I am contacting you regarding your proposed tax changes. You're a busy man so I'll get to the point quickly: your tax changes are bad and you should feel bad. Let me explain why.

Begin by letting go of everything you were ever taught in business or supposedly ever learned in finance and understand that after the gold standard and easy access to cheap credit, all business nowadays is the swapping of debts between people; the vast majority of people don't have real wealth and even those who do still have to trust that it really is worth the little pieces of paper we call money - a greater act of faith than believing in the Christian mystery.

The second step to grasping our economy is that while you and your gang of cabineteers are right about Canadian controlled private corporations - that they are indeed a way of hiding money and finding write offs, perhaps more so than even making true profit - you have come to the right conclusions but for the wrong reasons.

You think you've found where the fat cats are hiding the fancy feast but what you've actually found is how money goes back into the economy.

Individuals that are actually successful in this country are subjected to an egregious amount of taxes - more than half of their income in the majority of provinces.

One of the ways to pay a lower rate of taxes is to effectively say "fine, I will share my wealth," by incorporating, which will result in a business being founded, recycling the money.

A truck is bought, a logo is designed, a bookkeeper is employed, a kid gets his first job, and thus the economy continues.

I'm going to reiterate this point because this is crucial: you people in government, in Ottawa and elsewhere, have made the burden of taxation so heavy that going into business is actually the only way to save on it; that is to say, the real reason there are so many of these numbered companies, many of which make no substantial profit, is that you have made wealth such a curse, it is better to share it through the lower bracket and write offs.

In the spirit of Canadian taxation, I will now share my vitriol for you with the pathetic people, especially those my age, who have no problem with this idiotic "business as usual." We ought to be ashamed of such an asinine way of running an economy, a world where people often talk about going into business with some great idea or product, but in reality are secretly coveting the writeoffs of getting Inc. or Ltd. behind whatever unoriginal name they've brainstormed.

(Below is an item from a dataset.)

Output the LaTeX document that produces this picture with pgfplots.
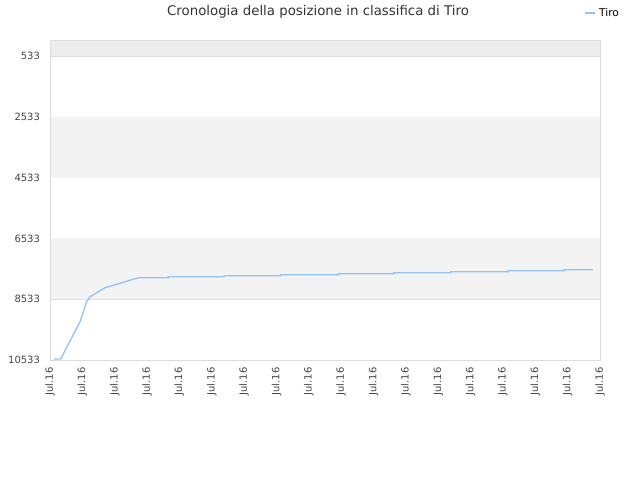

There really is no other way of saying it, so I'll say it again: this is shameful. Trade and commerce, while it has always been a messy business, is still ostensibly based on the idea that goods or services of a fair quality are exchanged by people who have done real work for the medium they are using for exchange.

In short, business is supposed to be the exact opposite of a shell game, precisely because it is made up of material, rational rules of engagement.

Ultimately, the fault most greatly lies with you, Minister, and your long line of successors behind, going back a century to when income tax was first created to pay off the Great War.

If you truly care about fair taxation, you must start with the real problem: government chicanery is the reason there are private corporations and target tax credits; rationalize taxation, and the entire raison d'etre for incorporating will change from miserish coveting to bold market competition.

Despite your own childish leader, despite the policy wonks, despite your own bourgeois socialist misgivings, it is actually within your power to put this country back on the right track, with rules that give us an economy worth having.

Your party has branded itself as progressive, forward looking Grits; why modernize our tax code?

Because it's 2017 and time to grow up.